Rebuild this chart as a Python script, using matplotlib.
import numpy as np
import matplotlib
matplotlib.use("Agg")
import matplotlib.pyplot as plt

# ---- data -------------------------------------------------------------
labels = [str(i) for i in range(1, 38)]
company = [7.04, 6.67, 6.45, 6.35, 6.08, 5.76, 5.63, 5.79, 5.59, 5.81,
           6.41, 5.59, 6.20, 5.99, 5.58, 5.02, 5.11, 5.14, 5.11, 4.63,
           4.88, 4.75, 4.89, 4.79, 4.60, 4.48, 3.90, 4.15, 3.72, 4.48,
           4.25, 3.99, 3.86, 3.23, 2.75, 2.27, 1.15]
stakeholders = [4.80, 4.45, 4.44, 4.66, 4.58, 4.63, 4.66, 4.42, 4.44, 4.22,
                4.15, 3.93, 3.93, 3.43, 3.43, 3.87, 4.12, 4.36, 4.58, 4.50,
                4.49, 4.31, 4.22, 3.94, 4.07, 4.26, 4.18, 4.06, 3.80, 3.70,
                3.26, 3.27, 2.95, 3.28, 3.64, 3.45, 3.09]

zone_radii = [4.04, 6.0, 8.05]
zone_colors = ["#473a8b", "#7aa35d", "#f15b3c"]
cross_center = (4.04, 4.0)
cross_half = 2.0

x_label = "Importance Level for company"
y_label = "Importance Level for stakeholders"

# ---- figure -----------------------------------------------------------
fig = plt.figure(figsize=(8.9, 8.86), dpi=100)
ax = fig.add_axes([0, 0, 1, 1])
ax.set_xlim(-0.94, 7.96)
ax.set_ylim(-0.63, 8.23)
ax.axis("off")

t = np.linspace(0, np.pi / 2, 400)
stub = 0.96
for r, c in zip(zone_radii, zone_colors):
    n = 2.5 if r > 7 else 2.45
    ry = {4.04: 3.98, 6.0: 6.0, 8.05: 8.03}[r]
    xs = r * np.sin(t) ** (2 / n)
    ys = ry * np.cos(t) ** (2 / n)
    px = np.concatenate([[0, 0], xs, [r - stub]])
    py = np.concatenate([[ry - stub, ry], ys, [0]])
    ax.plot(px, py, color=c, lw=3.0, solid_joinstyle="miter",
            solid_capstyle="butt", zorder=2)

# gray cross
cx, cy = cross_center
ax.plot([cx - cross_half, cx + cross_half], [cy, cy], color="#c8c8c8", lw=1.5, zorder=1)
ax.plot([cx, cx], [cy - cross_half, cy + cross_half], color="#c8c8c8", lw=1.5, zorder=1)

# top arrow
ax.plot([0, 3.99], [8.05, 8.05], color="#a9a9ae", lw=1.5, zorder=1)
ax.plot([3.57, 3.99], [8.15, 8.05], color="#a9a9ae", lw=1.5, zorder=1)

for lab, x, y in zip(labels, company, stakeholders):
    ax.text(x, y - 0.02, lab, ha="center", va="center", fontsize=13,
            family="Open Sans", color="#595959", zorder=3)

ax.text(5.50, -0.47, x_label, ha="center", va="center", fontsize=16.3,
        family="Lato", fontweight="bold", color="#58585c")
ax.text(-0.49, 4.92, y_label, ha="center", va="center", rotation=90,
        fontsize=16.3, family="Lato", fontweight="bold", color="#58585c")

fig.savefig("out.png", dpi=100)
++++
→ Problem statement
Return exactly the lines from the beginning of the data above through the one containing "import matplotlib.pyplot as plt", please. Include both end lines and add nothing else.

→ Solution for this problem
Rebuild this chart as a Python script, using matplotlib.
import numpy as np
import matplotlib
matplotlib.use("Agg")
import matplotlib.pyplot as plt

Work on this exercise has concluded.